Pros Fascinating depictions of character traits, and historical accuracy.
Cons Didn't delve into certain specifics as much as might be desired.
Recommended it? Yes
The Bottom Line:  Nice retelling of history, with good acting and excellent delivery.
There they go, down the bunny trail. The bunny trail to massive, computer-fueled riches, I mean.

Steve Jobs and Bill Gates are two of the Information Age's archetypical players, so it's only right that they be portrayed in the medium most suited to the Age: audio-visual. Because, evidently, nobody reads in the Information Age.

Including me, it seems. The movie is based on a the book, "Fire In The Valley," by Paul Freiberger and Michael Swaine, which is probably pretty darned good ('cause the film rocks).

Anyway, the actors do a fine job with the sundry real-life personages. Anthony Michael Hall, in particular, does a startlingly-good rendition of a very creepy Bill Gates.

Which brings up another point: this movie is not afraid of stepping on some toes, even when those toes are attached to dudes who carry billions of dollars around as spending money. As one might grasp from the title, this is a movie about how Jobs and Gates were not involved in invention and innovation at the outset of the Computer Revolution, they were also hungrily plundering every technology, from every source, they could lay their hands on.

And plunder they did. It's quite amazing (if accurate) to notice that the genius of these men was not so much in the technological development arena, but in their command of nascent business concepts. From salesmanship to financing to licensing to management...these guys were not afraid of demolishing old, archaic models, and starting something wholly new.

Of course, they were wrong sometimes, too. Which is also covered in the film.

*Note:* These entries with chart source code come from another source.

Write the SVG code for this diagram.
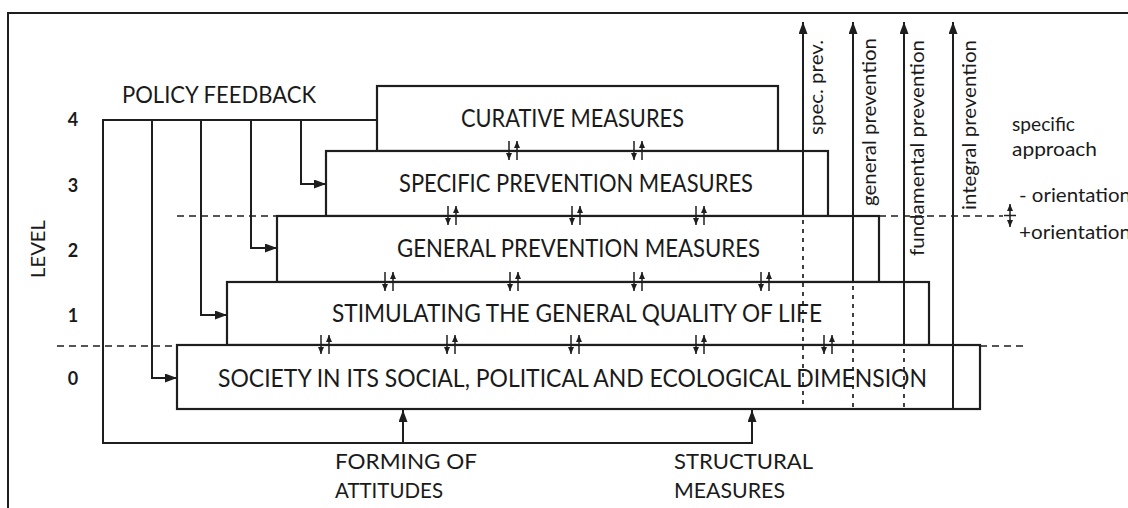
<svg xmlns="http://www.w3.org/2000/svg" width="1128" height="508" viewBox="0 0 1128 508">
<defs>
<style>
text{font-family:Lato,"Open Sans","Liberation Sans",sans-serif;fill:#1a1a1a}
.box{fill:#fff;stroke:#1e1e1e;stroke-width:2.2}
.ln{fill:none;stroke:#1e1e1e;stroke-width:2}
.thin{fill:none;stroke:#1e1e1e;stroke-width:1.5}
.dash{fill:none;stroke:#1e1e1e;stroke-width:1.7;stroke-dasharray:7 5}
.dot{fill:none;stroke:#1e1e1e;stroke-width:1.7;stroke-dasharray:4 5}
.lbl{font-size:25px}
.axis{font-size:18px;font-weight:bold}
.side{font-size:19px}
.bot{font-size:22px}
</style>
<marker id="ah" markerUnits="userSpaceOnUse" markerWidth="12" markerHeight="9" refX="12" refY="4.5" orient="auto"><path d="M0,0 L12,4.5 L0,9 z" fill="#1e1e1e"/></marker>
<marker id="sh" markerUnits="userSpaceOnUse" markerWidth="7" markerHeight="6" refX="7" refY="3" orient="auto"><path d="M0,0 L7,3 L0,6 z" fill="#1e1e1e"/></marker>
<marker id="shs" markerUnits="userSpaceOnUse" markerWidth="7" markerHeight="6" refX="0" refY="3" orient="auto"><path d="M7,0 L0,3 L7,6 z" fill="#1e1e1e"/></marker>
</defs>
<rect width="1128" height="508" fill="#fff"/>

<!-- outer frame -->
<path class="ln" d="M8,508 V13 H1128"/>

<!-- level axis -->
<g id="level-axis">
<text transform="translate(45,278) rotate(-90)" textLength="58" lengthAdjust="spacingAndGlyphs" style="font-size:19px">LEVEL</text>
<text class="axis" x="73" y="126" text-anchor="middle">4</text>
<text class="axis" x="73" y="192" text-anchor="middle">3</text>
<text class="axis" x="73" y="257" text-anchor="middle">2</text>
<text class="axis" x="73" y="322" text-anchor="middle">1</text>
<text class="axis" x="73" y="385" text-anchor="middle">0</text>
</g>

<!-- level boundaries -->
<g id="level-lines">
<path class="dash" d="M177,216 H277 M879,216 H1003"/>
<path class="dash" d="M57,346 H177 M980,346 H1023"/>
</g>

<!-- stacked measure levels -->
<g id="node-curative">
<rect class="box" x="377" y="86" width="401" height="65"/>
<text class="lbl" x="461" y="127" textLength="223" lengthAdjust="spacingAndGlyphs">CURATIVE MEASURES</text>
</g>
<g id="node-specific">
<rect class="box" x="326" y="151" width="502" height="65"/>
<text class="lbl" x="399" y="192" textLength="354" lengthAdjust="spacingAndGlyphs">SPECIFIC PREVENTION MEASURES</text>
</g>
<g id="node-general">
<rect class="box" x="277" y="216" width="602" height="66"/>
<text class="lbl" x="397" y="257" textLength="363" lengthAdjust="spacingAndGlyphs">GENERAL PREVENTION MEASURES</text>
</g>
<g id="node-stimulating">
<rect class="box" x="227" y="282" width="702" height="63"/>
<text class="lbl" x="332" y="322" textLength="490" lengthAdjust="spacingAndGlyphs">STIMULATING THE GENERAL QUALITY OF LIFE</text>
</g>
<g id="node-society">
<rect class="box" x="177" y="345" width="803" height="64"/>
<text class="lbl" x="218" y="387" textLength="709" lengthAdjust="spacingAndGlyphs">SOCIETY IN ITS SOCIAL, POLITICAL AND ECOLOGICAL DIMENSION</text>
</g>

<g id="node-policy-feedback">
<text class="lbl" x="122" y="103" textLength="194" lengthAdjust="spacingAndGlyphs" style="font-size:24px">POLICY FEEDBACK</text>
</g>
<g id="node-forming">
<text class="bot" x="335" y="469" textLength="142" lengthAdjust="spacingAndGlyphs">FORMING OF</text>
<text class="bot" x="335" y="498" textLength="108" lengthAdjust="spacingAndGlyphs">ATTITUDES</text>
</g>
<g id="node-structural">
<text class="bot" x="674" y="469" textLength="139" lengthAdjust="spacingAndGlyphs">STRUCTURAL</text>
<text class="bot" x="674" y="498" textLength="111" lengthAdjust="spacingAndGlyphs">MEASURES</text>
</g>

<g id="node-approach">
<text class="side" x="1012" y="131" textLength="63" lengthAdjust="spacingAndGlyphs">specific</text>
<text class="side" x="1012" y="156" textLength="85" lengthAdjust="spacingAndGlyphs">approach</text>
<text class="side" x="1019" y="202" textLength="112" lengthAdjust="spacingAndGlyphs">- orientation</text>
<text class="side" x="1019" y="239" textLength="112" lengthAdjust="spacingAndGlyphs">+orientation</text>
</g>

<g id="node-prevention-labels">
<text class="side" transform="translate(823,135) rotate(-90)" textLength="95" lengthAdjust="spacingAndGlyphs">spec. prev.</text>
<text class="side" transform="translate(876,206) rotate(-90)" textLength="168" lengthAdjust="spacingAndGlyphs">general prevention</text>
<text class="side" transform="translate(924,256) rotate(-90)" textLength="216" lengthAdjust="spacingAndGlyphs">fundamental prevention</text>
<text class="side" transform="translate(976,210) rotate(-90)" textLength="170" lengthAdjust="spacingAndGlyphs">integral prevention</text>
</g>

<!-- connectors -->
<g id="connectors">
<!-- policy feedback loop -->
<path class="ln" d="M377,120 H103 V443 H752 V410" marker-end="url(#ah)"/>
<path class="ln" d="M403,443 V410" marker-end="url(#ah)"/>
<path class="ln" d="M152,120 V378 H177" marker-end="url(#ah)"/>
<path class="ln" d="M201,120 V315 H227" marker-end="url(#ah)"/>
<path class="ln" d="M251,120 V248 H277" marker-end="url(#ah)"/>
<path class="ln" d="M301,120 V184 H326" marker-end="url(#ah)"/>

<!-- prevention scope arrows -->
<path class="ln" d="M803,216 V22" marker-end="url(#ah)"/>
<path class="dot" d="M803,220 V409"/>
<path class="ln" d="M853,282 V22" marker-end="url(#ah)"/>
<path class="dot" d="M853,286 V409"/>
<path class="ln" d="M904,345 V22" marker-end="url(#ah)"/>
<path class="dot" d="M904,349 V409"/>
<path class="ln" d="M953,409 V22" marker-end="url(#ah)"/>

<!-- orientation sign -->
<path class="thin" d="M1010,204 V227" marker-start="url(#shs)" marker-end="url(#sh)"/>
<path class="thin" d="M1004,215.5 H1016"/>

<!-- exchange between levels -->
<g class="thin">
<path d="M509,141 V160" marker-end="url(#sh)"/><path d="M517,160 V141" marker-end="url(#sh)"/>
<path d="M634,141 V160" marker-end="url(#sh)"/><path d="M642,160 V141" marker-end="url(#sh)"/>

<path d="M448,206 V225" marker-end="url(#sh)"/><path d="M456,225 V206" marker-end="url(#sh)"/>
<path d="M572,206 V225" marker-end="url(#sh)"/><path d="M580,225 V206" marker-end="url(#sh)"/>
<path d="M696,206 V225" marker-end="url(#sh)"/><path d="M704,225 V206" marker-end="url(#sh)"/>

<path d="M385,272 V291" marker-end="url(#sh)"/><path d="M393,291 V272" marker-end="url(#sh)"/>
<path d="M510,272 V291" marker-end="url(#sh)"/><path d="M518,291 V272" marker-end="url(#sh)"/>
<path d="M634,272 V291" marker-end="url(#sh)"/><path d="M642,291 V272" marker-end="url(#sh)"/>
<path d="M761,272 V291" marker-end="url(#sh)"/><path d="M769,291 V272" marker-end="url(#sh)"/>

<path d="M321,335 V354" marker-end="url(#sh)"/><path d="M329,354 V335" marker-end="url(#sh)"/>
<path d="M447,335 V354" marker-end="url(#sh)"/><path d="M455,354 V335" marker-end="url(#sh)"/>
<path d="M571,335 V354" marker-end="url(#sh)"/><path d="M579,354 V335" marker-end="url(#sh)"/>
<path d="M696,335 V354" marker-end="url(#sh)"/><path d="M704,354 V335" marker-end="url(#sh)"/>
<path d="M824,335 V354" marker-end="url(#sh)"/><path d="M832,354 V335" marker-end="url(#sh)"/>
</g>
</g>
</svg>
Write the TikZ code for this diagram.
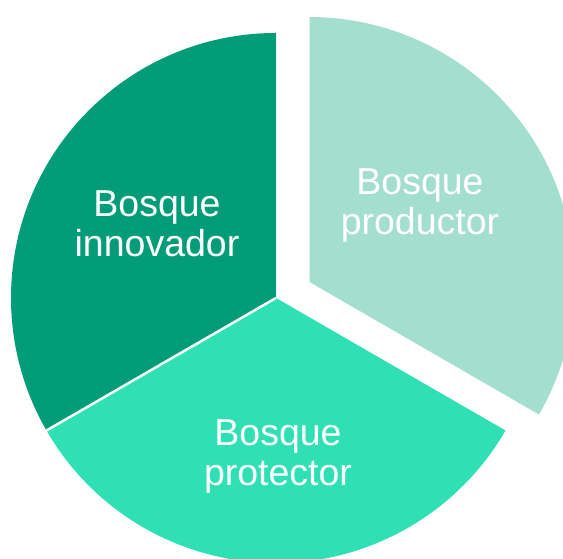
\documentclass[tikz,border=0pt]{standalone}
\usepackage{fontspec}
\setmainfont{Liberation Sans}
\usetikzlibrary{calc}
\definecolor{innov}{HTML}{029D78}
\definecolor{protec}{HTML}{2EE0B4}
\definecolor{produc}{HTML}{A3DECF}
\begin{document}
\begin{tikzpicture}[x=1pt,y=1pt,
  lbl/.style={text=white, align=center, inner sep=0pt, anchor=base,
    font=\fontsize{37.5}{40}\selectfont}]
\useasboundingbox (0,0) rectangle (563,559);
\clip (0,0) rectangle (563,559);
\coordinate (C) at (276,261);
\coordinate (P) at (309.5,277);
\def\R{265}
% innovador
\fill[innov] (C) -- ++(90:\R) arc[start angle=90, end angle=210, radius=\R] -- cycle;
% protector
\fill[protec] (C) -- ++(210:\R) arc[start angle=210, end angle=330, radius=\R] -- cycle;
% productor (exploded)
\fill[produc] (P) -- ++(-30:\R) arc[start angle=-30, end angle=90, radius=\R] -- cycle;
% thin separator
\coordinate (S) at ($(C)+(210:\R+5)$);
\draw[white, line width=2.5pt] (C) -- (S);
\node[lbl] (ninn) at (157,302) {Bosque\\innovador};
\node[lbl] (nprod) at (420,324) {Bosque\\productor};
\node[lbl] (nprot) at (278,73) {Bosque\\protector};
\end{tikzpicture}
\end{document}
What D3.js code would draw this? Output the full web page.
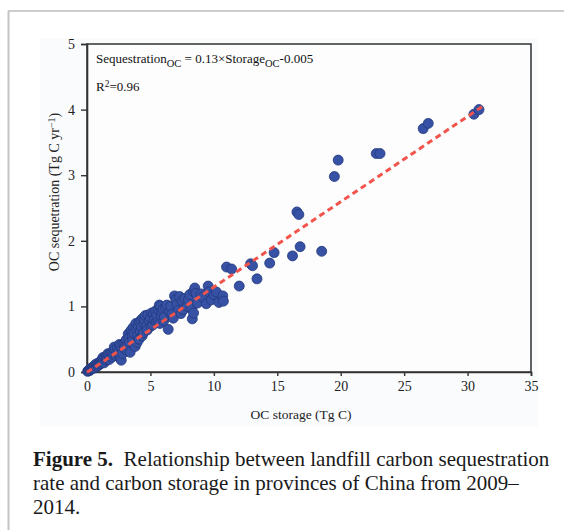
<!DOCTYPE html>
<html>
<head>
<meta charset="utf-8">
<script src="https://cdn.jsdelivr.net/npm/d3@7"></script>
<style>
  body { margin: 0; background: #fff; }
  svg { display: block; font-family: "Liberation Serif", "Times New Roman", serif; }
</style>
</head>
<body>
<svg id="chart" width="564" height="530"></svg>
<script>
// values
const storage = [
  0.05, 0.1, 0.15, 0.2, 0.25, 0.3, 0.35, 0.4, 0.45, 0.5, 0.55, 0.6, 0.65, 0.7, 0.75, 0.8, 0.85, 0.9, 0.95, 1.0,
  1.05, 1.1, 1.15, 1.2, 1.25, 1.3, 1.35, 1.4, 1.5, 1.55, 1.6, 1.65, 1.7, 1.75, 1.8, 1.9, 2.0, 2.05, 2.1, 2.15,
  2.2, 2.3, 2.35, 2.4, 2.5, 2.55, 2.6, 2.65, 2.7, 2.75, 2.8, 2.9, 2.95, 3.0, 3.05, 3.1, 3.15, 3.2, 3.25, 3.3,
  3.35, 3.4, 3.45, 3.5, 3.55, 3.6, 3.65, 3.7, 3.75, 3.8, 3.85, 3.9, 3.95, 4.0, 4.05, 4.1, 4.15, 4.2, 4.25, 4.3,
  4.35, 4.4, 4.45, 4.5, 4.55, 4.6, 4.7, 4.75, 4.8, 4.9, 5.0, 5.05, 5.1, 5.2, 5.25, 5.3, 5.4, 5.45, 5.5, 5.6,
  5.65, 5.7, 5.75, 5.8, 5.85, 5.9, 6.0, 6.05, 6.1, 6.2, 6.3, 6.4, 6.5, 6.6, 6.7, 6.8, 6.9, 7.0, 7.1, 7.2,
  7.3, 7.4, 7.5, 7.6, 7.7, 7.9, 8.0, 8.1, 8.25, 8.3, 8.4, 8.4, 8.5, 8.6, 8.7, 9.0, 9.15, 9.4, 9.55, 9.6,
  9.8, 10.0, 10.2, 10.4, 10.7, 10.75, 11.0, 11.4, 12.0, 12.9, 13.05, 13.4, 14.4, 14.75, 16.2, 16.55, 16.7, 16.8, 18.5, 19.5,
  19.8, 22.8, 23.1, 26.5, 26.9, 30.5, 30.9
];
const sequestration = [
  0.01, 0.02, 0.03, 0.02, 0.04, 0.05, 0.06, 0.05, 0.07, 0.08, 0.06, 0.09, 0.1, 0.12, 0.08, 0.11, 0.13, 0.1, 0.14, 0.12,
  0.16, 0.13, 0.18, 0.15, 0.22, 0.19, 0.14, 0.22, 0.18, 0.24, 0.2, 0.28, 0.26, 0.19, 0.24, 0.29, 0.23, 0.31, 0.27, 0.38,
  0.34, 0.25, 0.3, 0.37, 0.32, 0.42, 0.22, 0.4, 0.18, 0.35, 0.28, 0.43, 0.36, 0.38, 0.47, 0.49, 0.33, 0.41, 0.58, 0.52,
  0.45, 0.3, 0.62, 0.64, 0.55, 0.48, 0.68, 0.59, 0.4, 0.39, 0.74, 0.66, 0.45, 0.56, 0.7, 0.5, 0.76, 0.62, 0.79, 0.68,
  0.55, 0.82, 0.6, 0.74, 0.8, 0.86, 0.7, 0.64, 0.87, 0.78, 0.83, 0.7, 0.9, 0.72, 0.88, 0.8, 0.93, 0.76, 0.86, 0.77,
  0.95, 1.02, 0.74, 1.0, 0.85, 0.92, 0.96, 0.78, 0.84, 0.98, 1.02, 0.65, 0.92, 1.0, 0.88, 0.82, 1.16, 1.1, 1.03, 0.94,
  1.15, 0.89, 1.08, 0.95, 1.12, 1.0, 1.1, 1.18, 0.97, 0.81, 0.9, 1.23, 1.28, 1.2, 1.05, 1.19, 1.14, 1.04, 1.31, 1.22,
  1.1, 1.18, 1.22, 1.06, 1.16, 1.08, 1.6, 1.57, 1.31, 1.65, 1.62, 1.42, 1.66, 1.82, 1.77, 2.44, 2.4, 1.91, 1.84, 2.98,
  3.23, 3.33, 3.33, 3.71, 3.79, 3.93, 4.0
];
const fitX = [0, 31.2];
const fitSlope = 0.13;
const fitIntercept = -0.005;
const xTicks = [0, 5, 10, 15, 20, 25, 30, 35];
const yTicks = [0, 1, 2, 3, 4, 5];
const captionLines = [
  ["Figure 5.", "\u00a0 Relationship between landfill carbon sequestration"],
  ["", "rate and carbon storage in provinces of China from 2009\u2013"],
  ["", "2014."]
];

const svg = d3.select("#chart");
const plotLeft = 87, plotRight = 531, plotTop = 44, plotBottom = 372;

// outer page frame lines
svg.append("line").attr("x1", 8).attr("x2", 564).attr("y1", 11).attr("y2", 11)
  .attr("stroke", "#bdbdbd").attr("stroke-width", 1.5);
svg.append("line").attr("x1", 8.5).attr("x2", 8.5).attr("y1", 11).attr("y2", 530)
  .attr("stroke", "#c4c4c4").attr("stroke-width", 2);

// light panel behind the figure
svg.append("rect").attr("x", 40).attr("y", 38).attr("width", 498).attr("height", 389)
  .attr("fill", "#fafbfd");

const x = d3.scaleLinear().domain([0, 35]).range([plotLeft, plotRight]);
const y = d3.scaleLinear().domain([0, 5]).range([plotBottom, plotTop]);

// plot frame
svg.append("rect").attr("x", plotLeft).attr("y", plotTop)
  .attr("width", plotRight - plotLeft).attr("height", plotBottom - plotTop)
  .attr("fill", "#fdfdfe").attr("stroke", "#3d3d3d").attr("stroke-width", 1.6);

const xAxis = svg.append("g").attr("transform", `translate(0,${plotBottom})`)
  .call(d3.axisBottom(x).tickValues(xTicks).tickFormat(d3.format("d")).tickSize(4).tickPadding(5));
const yAxis = svg.append("g").attr("transform", `translate(${plotLeft},0)`)
  .call(d3.axisLeft(y).tickValues(yTicks).tickFormat(d3.format("d")).tickSize(6).tickPadding(6));
[xAxis, yAxis].forEach(g => {
  g.select(".domain").attr("stroke", "#333").attr("stroke-width", 1.6);
  g.selectAll(".tick line").attr("stroke", "#333").attr("stroke-width", 1.4);
  g.selectAll(".tick text").attr("fill", "#222")
    .style("font-family", "Liberation Serif, serif").style("font-size", "14px");
});

// points
const pts = storage.map((s, i) => ({ s, q: sequestration[i] }));
svg.append("g").selectAll("circle").data(pts).join("circle")
  .attr("cx", d => x(d.s)).attr("cy", d => y(d.q)).attr("r", 5)
  .attr("fill", "#3752a4").attr("stroke", "#22387e").attr("stroke-width", 0.8);

// fitted line
svg.append("line")
  .attr("x1", x(fitX[0])).attr("y1", y(fitSlope * fitX[0] + fitIntercept))
  .attr("x2", x(fitX[1])).attr("y2", y(fitSlope * fitX[1] + fitIntercept))
  .attr("stroke", "#f2544c").attr("stroke-width", 3).attr("stroke-dasharray", "6,4");

// equation
const eq = svg.append("text").attr("x", 96).attr("y", 63)
  .attr("fill", "#111").style("font-size", "13px");
eq.append("tspan").text("Sequestration");
eq.append("tspan").text("OC").attr("dy", 4).style("font-size", "10.5px");
eq.append("tspan").text(" = 0.13\u00d7Storage").attr("dy", -4);
eq.append("tspan").text("OC").attr("dy", 4).style("font-size", "10.5px");
eq.append("tspan").text("-0.005").attr("dy", -4);

const r2 = svg.append("text").attr("x", 96).attr("y", 91)
  .attr("fill", "#111").style("font-size", "13px");
r2.append("tspan").text("R");
r2.append("tspan").text("2").attr("dy", -4).style("font-size", "9.5px");
r2.append("tspan").text("=0.96").attr("dy", 4);

// axis titles
svg.append("text").attr("x", 301).attr("y", 419).attr("text-anchor", "middle")
  .attr("fill", "#222").style("font-size", "13.5px").text("OC storage (Tg C)");
const yl = svg.append("text").attr("transform", "translate(59,192) rotate(-90)")
  .attr("text-anchor", "middle").attr("fill", "#222").style("font-size", "14px");
yl.append("tspan").text("OC sequetration (Tg C yr");
yl.append("tspan").text("\u22121").attr("dy", -4).style("font-size", "10px");
yl.append("tspan").text(")").attr("dy", 4);

// caption
const cap = svg.append("text").attr("fill", "#1a1a1a").style("font-size", "21px");
captionLines.forEach((ln, i) => {
  const t = cap.append("tspan").attr("x", 33).attr("y", 466 + i * 24);
  if (ln[0]) t.append("tspan").style("font-weight", "bold").text(ln[0]);
  t.append("tspan").text(ln[1]);
});
</script>
</body>
</html>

In particular, Jobs' treatment of his babymomma is dealt with extensively, and brutally.

The film uses some other tactics that are nifty, as well. The main (dual) narrative is carried by voiceovers from the characters of Steve Wozniak and Steve Ballmer; in real life, both are mighty computer titans in their own right, but obvious second fiddles to the ubergeeks Jobs and Gates. This lends an authority of insight that might otherwise have been lacking, but doesn't intrude on the "main" characters, or force them to tell their own stories, which would have been distracting and come across twice as false.

Some of the plot elements are certainly dramatized, and some are apocryphal, and some are just stupidly fake, but most of it follows the true storyline of history. And what a wild ride it is.

I would have liked to just a bit more about where the two men came from...about their parents and home lives and upbringing. But that's not a major shortcoming.

All in all, a solid story, well told. Check it out-- you won't be sorry.